Overview
- Status: In service
- Owner: Hungarian State Railways (MÁV)
- Line number: 7
- Termini: Széchenyihegy; Hűvösvölgy;
- Stations: 8
- Website: https://gyermekvasut.hu/

Service
- Operator: Hungarian State Railways (MÁV)

History
- Opened: 1948-1950

Technical
- Track length: 11.2 km (7.0 mi)
- Track gauge: 760 mm (2 ft 5+15⁄16 in)
- Operating speed: 20 km/h (12 mph)

= Budapest Children's Railway =

Railway line in Budapest, Hungary

The Gyermekvasút (Children's Railway) or Line 7 is a narrow gauge railway line in Budapest, which connects, via six stations, Széchenyihegy and Hűvösvölgy and is 11.2 km long. It is one of Budapest's transport attractions located between the 2nd and 12th districts, most notable for that the service is provided by children under the supervision of adults. The former name of the line was Úttörővasút (Pioneer Railway, in reference to the communist scouts), and now the official designation is MÁV Zrt. Széchenyi-hegy Gyermekvasút. Except the train driver, all of the posts are operated by children aged 10–14 under adult supervision. It was the world's largest children's railway, until the expansion of one in Svobodny, Russia.

The Széchenyihegy terminus of the Gyermekvasút is a 250 m walk from the upper terminus of the Budapest Cog Railway, whilst the Hűvösvölgy terminus is adjacent to the Budapest tram terminus of the same name. The two end stations of the line are Széchenyihegy and Hűvösvölgy, located 235 meters lower in sea level. The track is 11.7 km long, single-track with passing points at stations, not electrified. The trains cover the distance between the two terminals at a maximum permitted speed of 20 km/h in an average of 40–45 minutes (approx. 50 in summer, due to longer station dwells).

In 2015, the line was entered into the Guinness World Records as the longest railway line in the world where traffic and commercial service are operated by children. The railway transported approximately 800,000 passengers in 1961, 94,000 in 1993, and nearly 300,000 in 2013. The railway also acts as the season-opening event of the Carpathian Basin Small Railways' Day at second Saturday of April every year.

== Pedagogical aspects of Railway Service for Children ==
During Hungary's communist era it was often thought that the line was likely built for propaganda purposes. However, in practice, it was no more politicized than any other communist children's institute in the 1950's and 60's. The free and playful employment of children before the opening of the then called Pioneer Railway caused controversy amongst people. Practical experiences refuted theses objections, and the railway turned out to be a great success, which quickly got oversubscribed amongst children wanting to serve on the railway. The last more than seven decades have proven that the children's railway community and the services performed in a playful form are useful and almost incomparable to any youth and adult experiences and have provided a good foundation for children wanting to start a career at the railways.

==History==
In 1947, the Hungarian State Railways (MÁV) company decided that a railway operated by children would be built. For the railway construction several sites were considered, including the neighbourhood of the Gödöllő Palace, Margaret Island, and the Népliget, but finally in 1948 the Hungarian Communist Party chose the Buda Hills. The construction started on 11 April 1948.

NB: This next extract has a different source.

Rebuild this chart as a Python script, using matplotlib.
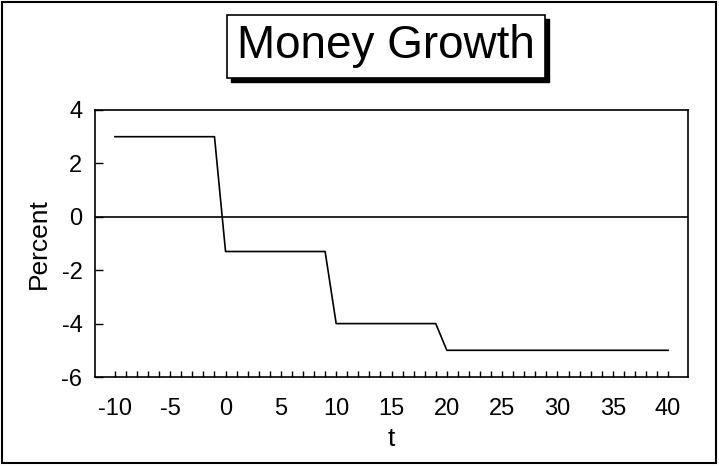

The first section, from Széchenyi-hegy to Előre station (now Virágvölgy) was inaugurated on 31 July 1948. The second section, to Szépjuhászné station (now Szépjuhászné), was completed one year later, and the last section, to Hűvösvölgy, was opened on 20 August 1950.

During the Hungarian Revolution of 1956 the railway was closed but was not damaged. It reopened on 3 February 1957.

A museum at Hűvösvölgy station displays some items from the Communist period.